Looking out from the Hide I could now see at least 5 Redshank around the area. A Snipe then flew in and landed quite close for a few minutes before being scared off by a couple of Coot. A Lapwing was also quite close and was dodging in and out of the clumps of grass. A Great Crested Grebe was out to the right while the 3 LRPs had now transferred over to the island in front. Then an Oystercatcher peeped its arrival and landed about 30 meters from the Hide. This was soon followed by a lone Green Sandpiper. They were great to see but unfortunately they didn't get any closer.

On the return I found 3 Dock Bugs, with 2 of them making little Dock Bugs. Another Jay flew over. I then headed down to the Dragonfly Trail entrance by way of the twin lagoons. A Brimstone butterfly rushed by. While I watching looking for the singing Blackcaps here a Speckled Wood butterfly flew in. It was too quick for a photo, though. I spotted more Bluebells in the woods on the walk up.

Then a volunteer I knew from Rye Meads turned up. He was heading for the James Hide, so I said I would meet him there later.

At the Trail entrance I looked up at the tree which held the feeders to see if the Green Woodpecker was around. I had heard it just before I arrived and, sure enough, there it was, on the same branch as last week. The only other things present were a hen Pheasant and a couple of rabbits.

On the walk back, just before the bridge, I managed to see a couple of Bee-flys; a female Orange Tip; a Green-veined White and a Speckled Wood all delightfully posing for me. At the bridge I met a couple of guys looking at some fish, which we learned were Trout. A fish expert I am not. Further on a Goldfinch flew past. Then another male Blackcap posed for one photo before flying off.

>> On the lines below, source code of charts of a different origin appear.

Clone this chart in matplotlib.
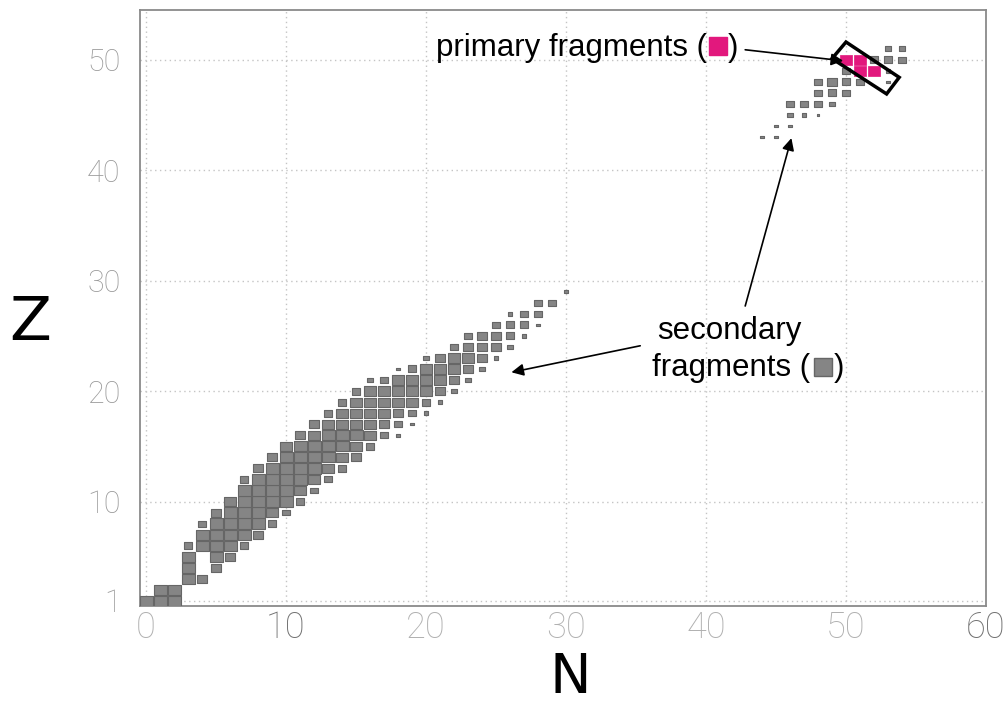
import matplotlib
matplotlib.use("Agg")
import matplotlib.pyplot as plt
import numpy as np
from matplotlib.patches import Rectangle, Polygon
from matplotlib.collections import PatchCollection

# 次级碎片：每个 Z 一行，从 n0 开始逐个 N 的方块大小（0 表示无，9 表示最大）
sec_z = [1, 2, 3, 4, 5, 6, 7, 8, 9, 10, 11, 12, 13, 14, 15, 16, 17, 18, 19, 20,
         21, 22, 23, 24, 25, 26, 27, 28, 29,
         43, 44, 45, 46, 47, 48, 49, 50, 51]
sec_n0 = [0, 1, 3, 3, 3, 3, 4, 4, 5, 6, 7, 7, 8, 9, 10, 11, 12, 13, 14, 15,
          16, 18, 20, 22, 23, 25, 26, 28, 30,
          44, 45, 46, 46, 48, 48, 50, 52, 53]
sec_sizes = ["999", "99", "97", "907", "9097", "69996", "99997", "599996",
             "799985", "899996", "999985", "6999985", "7999986", "7999987",
             "8999986", "78999852", "78888752", "68888753", "68888863",
             "68888874", "46888874", "2688874", "478873", "57774", "57763",
             "5662", "355", "55", "2",
             "22", "22", "431", "5554", "565", "576502", "5003", "665", "44"]

# 初级碎片
pri_n = [50, 51, 51, 52]
pri_z = [50, 50, 49, 49]
pri_size = 0.88

x_ticks = [0, 10, 20, 30, 40, 50, 60]
x_tick_colors = ["#b0b0b0", "#707070", "#b0b0b0", "#b0b0b0", "#b0b0b0", "#b0b0b0", "#707070"]
y_ticks = [1, 10, 20, 30, 40, 50]

gray = "#858585"
gray_edge = "#666666"
magenta = "#e2187d"

fig = plt.figure(figsize=(10.08, 7.06), dpi=100)
ax = fig.add_axes([140 / 1008, 100 / 706, 846 / 1008, 596 / 706])
ax.set_xlim(-0.43, 60)
ax.set_ylim(0.54, 54.5)

# 次级碎片方块
rects = []
for z, n0, row in zip(sec_z, sec_n0, sec_sizes):
    for i, c in enumerate(row):
        if c == "0":
            continue
        s = int(c) / 10 + 0.03
        n = n0 + i
        rects.append(Rectangle((n - s / 2, z - s / 2), s, s))
ax.add_collection(PatchCollection(rects, facecolor=gray, edgecolor=gray_edge,
                                  linewidth=0.8, zorder=3))

# 初级碎片方块
prim = [Rectangle((n - pri_size / 2, z - pri_size / 2), pri_size, pri_size)
        for n, z in zip(pri_n, pri_z)]
ax.add_collection(PatchCollection(prim, facecolor=magenta, edgecolor=magenta,
                                  linewidth=0.5, zorder=4))

# 初级碎片外框（沿对角线倾斜的矩形）
cn, cz = np.mean(pri_n), np.mean(pri_z)
box = np.array([[-1.0, 2.1], [2.8, -1.1], [1.9, -2.6], [-2.0, 0.6]]) + [cn, cz]
ax.add_patch(Polygon(box, closed=True, fill=False, edgecolor="black",
                     linewidth=2.5, zorder=5))

# 网格和坐标轴
ax.set_xticks(x_ticks)
ax.set_yticks(y_ticks)
ax.grid(True, linestyle=(0, (1, 2.5)), color="#c4c4c4", linewidth=1)
ax.tick_params(length=0)
for lab, c in zip(ax.get_xticklabels(), x_tick_colors):
    lab.set_color(c)
    lab.set_fontfamily("Roboto")
    lab.set_fontweight("light")
    lab.set_fontsize(26)
for lab in ax.get_yticklabels():
    lab.set_fontfamily("Roboto")
    lab.set_fontweight("light")
ax.tick_params(axis="x", pad=3)
ax.tick_params(axis="y", pad=14, labelsize=22, labelcolor="#999999")
for sp in ax.spines.values():
    sp.set_color("#8a8a8a")
    sp.set_linewidth(1.3)
ax.set_axisbelow(True)

fig.text(30 / 1008, 1 - 324 / 706, "Z", fontsize=44, ha="center", va="center")
fig.text(570 / 1008, 1 - 678 / 706, "N", fontsize=40, ha="center", va="center")

# 标注文字与箭头
txt = dict(fontsize=22.5, fontfamily="Liberation Sans", va="center", zorder=6)
ax.text(40.07, 51.1, "primary fragments (", ha="right", **txt)
ax.plot([40.86], [51.2], marker="s", ms=12.5, color=magenta, zorder=6)
ax.text(41.55, 51.1, ")", ha="left", **txt)

ax.text(41.7, 25.4, "secondary", ha="center", **txt)
ax.text(47.43, 22.1, "fragments (", ha="right", **txt)
ax.plot([48.36], [22.15], marker="s", ms=12.5, color=gray, mec=gray_edge, zorder=6)
ax.text(49.1, 22.1, ")", ha="left", **txt)

arrow = dict(arrowstyle="-|>", color="black", lw=1.2, mutation_scale=18,
             shrinkA=0, shrinkB=0)
ax.annotate("", xy=(49.8, 49.9), xytext=(42.8, 50.9), arrowprops=arrow, zorder=6)
ax.annotate("", xy=(46.1, 42.9), xytext=(42.8, 27.7), arrowprops=arrow, zorder=6)
ax.annotate("", xy=(26.1, 21.7), xytext=(35.3, 24.1), arrowprops=arrow, zorder=6)

fig.savefig("out.png", dpi=100)
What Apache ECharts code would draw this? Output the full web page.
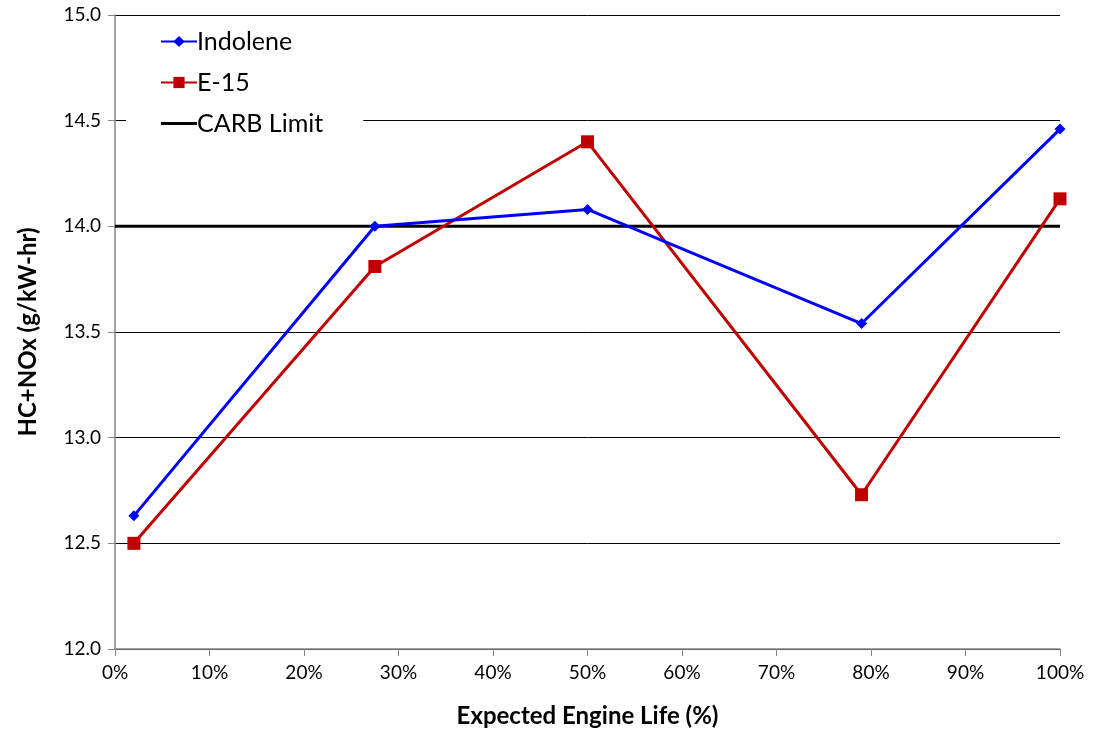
<!DOCTYPE html>
<html>
<head>
<meta charset="utf-8">
<script src="https://cdn.jsdelivr.net/npm/echarts@6/dist/echarts.min.js"></script>
<style>
  html, body { margin: 0; padding: 0; background: #fff; }
  #chart { width: 1093px; height: 738px; }
</style>
</head>
<body>
<div id="chart"></div>
<script>
// engine life (%) for each test point
const lifeIndolene = [2, 27.5, 50, 79, 100]
const hcIndolene = [12.63, 14.0, 14.08, 13.54, 14.46]
const lifeE15 = [2, 27.5, 50, 79, 100]
const hcE15 = [12.5, 13.81, 14.4, 12.73, 14.13]
// CARB limit line
const carbLife = [0, 100]
const carbValue = [14.0, 14.0]

const toPairs = (xs, ys) => xs.map((x, i) => [x, ys[i]])

const font = 'Lato, "Open Sans", sans-serif'
const chart = echarts.init(document.getElementById('chart'))

chart.setOption({
  animation: false,
  textStyle: { fontFamily: font },
  grid: { left: 115, right: 33, top: 15, bottom: 89 },
  legend: {
    orient: 'vertical',
    left: 126,
    top: 24,
    padding: [4, 40, 4, 34],
    backgroundColor: '#fff',
    itemWidth: 36,
    itemHeight: 14,
    itemGap: 14,
    textStyle: { fontSize: 25, lineHeight: 27, color: '#000', fontFamily: font, padding: [0, 0, 0, -5] },
    data: [
      { name: 'Indolene' },
      { name: 'E-15' },
      { name: 'CARB Limit', icon: 'path://M0,6 L36,6 L36,9 L0,9 Z' }
    ]
  },
  xAxis: {
    type: 'value',
    min: 0,
    max: 100,
    interval: 10,
    name: 'Expected Engine Life (%)',
    nameLocation: 'middle',
    nameGap: 55,
    nameTextStyle: { fontSize: 24, fontWeight: 'bold', color: '#000' },
    axisLine: { lineStyle: { color: '#868686', width: 1.5 } },
    axisTick: { show: true, length: 7, lineStyle: { color: '#868686' } },
    axisLabel: { formatter: '{value}%', fontSize: 19, color: '#000', margin: 14 },
    splitLine: { show: false }
  },
  yAxis: {
    type: 'value',
    min: 12,
    max: 15,
    interval: 0.5,
    name: 'HC+NOx (g/kW-hr)',
    nameLocation: 'middle',
    nameGap: 75,
    nameTextStyle: { fontSize: 24, fontWeight: 'bold', color: '#000' },
    axisLine: { show: true, lineStyle: { color: '#868686', width: 1.5 } },
    axisTick: { show: true, length: 7, lineStyle: { color: '#868686' } },
    axisLabel: { formatter: v => v.toFixed(1), fontSize: 19, color: '#000', margin: 14 },
    splitLine: { show: true, lineStyle: { color: '#000', width: 1 } }
  },
  series: [
    {
      name: 'Indolene',
      type: 'line',
      data: toPairs(lifeIndolene, hcIndolene),
      color: '#0000ff',
      lineStyle: { width: 3 },
      symbol: 'diamond',
      symbolSize: 11,
      z: 4
    },
    {
      name: 'E-15',
      type: 'line',
      data: toPairs(lifeE15, hcE15),
      color: '#c00000',
      lineStyle: { width: 3 },
      symbol: 'rect',
      symbolSize: 13,
      z: 3
    },
    {
      name: 'CARB Limit',
      type: 'line',
      data: toPairs(carbLife, carbValue),
      color: '#000',
      lineStyle: { width: 3 },
      symbol: 'none',
      z: 2
    }
  ]
})
</script>
</body>
</html>
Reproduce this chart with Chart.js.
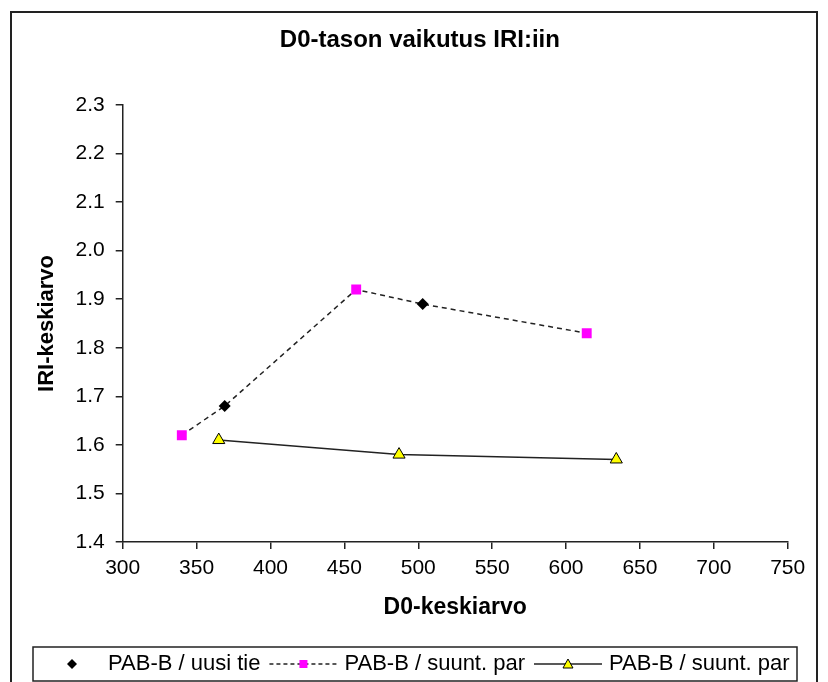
<!DOCTYPE html>
<html>
<head>
<meta charset="utf-8">
<script src="https://cdn.jsdelivr.net/npm/chart.js@4.4.1/dist/chart.umd.min.js"></script>
<style>
  html, body { margin: 0; padding: 0; background: #fff; }
  #wrap { position: relative; width: 828px; height: 682px; }
</style>
</head>
<body>
<div id="wrap"><canvas id="chart" width="828" height="682"></canvas></div>
<script>
// data
var uusiX = [369, 503];
var uusiY = [1.68, 1.89];
var suuntX = [340, 458, 614];
var suuntY = [1.62, 1.92, 1.83];
var suunt2X = [365, 487, 634];
var suunt2Y = [1.61, 1.58, 1.57];
var seriesNames = ["PAB-B / uusi tie", "PAB-B / suunt. par", "PAB-B / suunt. par"];
var xTicks = [300, 350, 400, 450, 500, 550, 600, 650, 700, 750];
var yTicks = [1.4, 1.5, 1.6, 1.7, 1.8, 1.9, 2.0, 2.1, 2.2, 2.3];

var FONT = "'Liberation Sans', Arial, sans-serif";

function toPoints(xs, ys) {
    return xs.map(function (x, i) {
        return { x: x, y: ys[i] };
    });
}

// the dashed line runs through the diamonds and the squares in x order
var dashedLine = toPoints(uusiX, uusiY).concat(toPoints(suuntX, suuntY))
    .sort(function (a, b) { return a.x - b.x; });

function drawSymbol(ctx, kind, cx, cy) {
    ctx.save();
    if (kind === 0) {
        ctx.fillStyle = "#000";
        ctx.beginPath();
        ctx.moveTo(cx, cy - 5);
        ctx.lineTo(cx + 5, cy);
        ctx.lineTo(cx, cy + 5);
        ctx.lineTo(cx - 5, cy);
        ctx.closePath();
        ctx.fill();
    } else if (kind === 1) {
        ctx.strokeStyle = "#222";
        ctx.lineWidth = 1.5;
        ctx.setLineDash([4, 3]);
        ctx.beginPath();
        ctx.moveTo(cx - 34, cy);
        ctx.lineTo(cx + 34, cy);
        ctx.stroke();
        ctx.fillStyle = "#FF00FF";
        ctx.fillRect(cx - 4, cy - 4, 8, 8);
    } else {
        ctx.strokeStyle = "#222";
        ctx.lineWidth = 1.5;
        ctx.beginPath();
        ctx.moveTo(cx - 34, cy);
        ctx.lineTo(cx + 34, cy);
        ctx.stroke();
        ctx.fillStyle = "#FFFF00";
        ctx.strokeStyle = "#000";
        ctx.lineWidth = 1;
        ctx.beginPath();
        ctx.moveTo(cx, cy - 5);
        ctx.lineTo(cx + 5, cy + 4);
        ctx.lineTo(cx - 5, cy + 4);
        ctx.closePath();
        ctx.fill();
        ctx.stroke();
    }
    ctx.restore();
}

// frame round the chart and the boxed legend at the bottom
var framePlugin = {
    id: "framePlugin",
    afterDraw: function (chart) {
        var ctx = chart.ctx;
        ctx.save();
        ctx.strokeStyle = "#222";
        ctx.lineWidth = 2;
        ctx.strokeRect(11, 12, 806, 700);

        ctx.lineWidth = 1.5;
        ctx.strokeRect(33, 647, 764, 34);

        ctx.font = "22px " + FONT;
        ctx.fillStyle = "#000";
        ctx.textBaseline = "middle";
        var symW = [40, 70, 70];
        var symGap = [16, 6, 6];
        var itemGap = 8;
        var x = 52;
        var cy = 664;
        for (var j = 0; j < 3; j++) {
            drawSymbol(ctx, j, x + symW[j] / 2, cy);
            x += symW[j] + symGap[j];
            ctx.fillText(seriesNames[j], x, cy);
            x += ctx.measureText(seriesNames[j]).width + itemGap;
        }
        ctx.restore();
    },
};

new Chart(document.getElementById("chart"), {
    type: "scatter",
    data: {
        datasets: [
            {
                label: seriesNames[0],
                data: toPoints(uusiX, uusiY),
                showLine: false,
                pointStyle: "rectRot",
                pointRadius: 6,
                backgroundColor: "#000",
                borderColor: "#000",
                borderWidth: 0,
            },
            {
                label: seriesNames[1],
                data: toPoints(suuntX, suuntY),
                showLine: false,
                pointStyle: "rect",
                pointRadius: 7,
                backgroundColor: "#FF00FF",
                borderColor: "#FF00FF",
                borderWidth: 0,
            },
            {
                label: seriesNames[2],
                data: toPoints(suunt2X, suunt2Y),
                showLine: true,
                borderColor: "#222",
                borderWidth: 1.5,
                pointStyle: "triangle",
                pointRadius: 7,
                pointBackgroundColor: "#FFFF00",
                pointBorderColor: "#000",
                pointBorderWidth: 1,
            },
            {
                label: "line",
                data: dashedLine,
                showLine: true,
                borderColor: "#222",
                borderWidth: 1.5,
                borderDash: [5, 4],
                pointRadius: 0,
            },
        ],
    },
    options: {
        responsive: false,
        animation: false,
        events: [],
        layout: { padding: { top: 0, left: 52, right: 40.3, bottom: 0 } },
        plugins: {
            legend: { display: false },
            tooltip: { enabled: false },
            title: {
                display: true,
                text: "D0-tason vaikutus IRI:iin",
                color: "#000",
                font: { family: FONT, size: 24, weight: "bold" },
                padding: { top: 26, bottom: 50.2 },
            },
        },
        scales: {
            x: {
                type: "linear",
                min: 300,
                max: 750,
                afterBuildTicks: function (s) {
                    s.ticks = xTicks.map(function (v) { return { value: v }; });
                },
                afterFit: function (s) { s.height = 140; },
                grid: { drawOnChartArea: false, drawTicks: true, tickLength: 7, color: "#222", lineWidth: 1.5 },
                border: { display: true, color: "#222", width: 1.5 },
                ticks: { color: "#000", padding: 7, maxRotation: 0, font: { family: FONT, size: 21 } },
                title: {
                    display: true,
                    text: "D0-keskiarvo",
                    color: "#000",
                    font: { family: FONT, size: 23, weight: "bold" },
                    padding: { top: 0, bottom: 61 },
                },
            },
            y: {
                type: "linear",
                min: 1.4,
                max: 2.3,
                afterBuildTicks: function (s) {
                    s.ticks = yTicks.map(function (v) { return { value: v }; });
                },
                afterFit: function (s) { s.width = 70.7; },
                grid: { drawOnChartArea: false, drawTicks: true, tickLength: 7, color: "#222", lineWidth: 1.5 },
                border: { display: true, color: "#222", width: 1.5 },
                ticks: {
                    color: "#000",
                    padding: 11,
                    font: { family: FONT, size: 21 },
                    callback: function (v) { return Number(v).toFixed(1); },
                },
                title: {
                    display: true,
                    text: "IRI-keskiarvo",
                    color: "#000",
                    font: { family: FONT, size: 22, weight: "bold" },
                    padding: { top: -18.2, bottom: 0 },
                },
            },
        },
    },
    plugins: [framePlugin],
});
</script>
</body>
</html>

Just before I got back to the James Hide a Small White butterfly flew past, bringing the count upto 7. I sat down in the lower tier of the Hide and a little later I was joined by my friend. We watched a pair of Gadwall feeding in the sunshine. Another Grey Heron landed in front but was soon chased off by a Canada Goose. A pair of Buzzards could be seen flying quite close, but high up. Birds came and went on the feeders. Phil the Pheasant soon returned with his girlfriend in tow, screeching out every few minutes.

I decided to walk back to the main viewing point. Additions here were a lone Pied Wagtail; 4 Teal and the first Common Tern of the season.

Time to call it a day. On the walk back to the Station an Oystercatcher flew past, singing out his farewell to me. Another brilliant day out!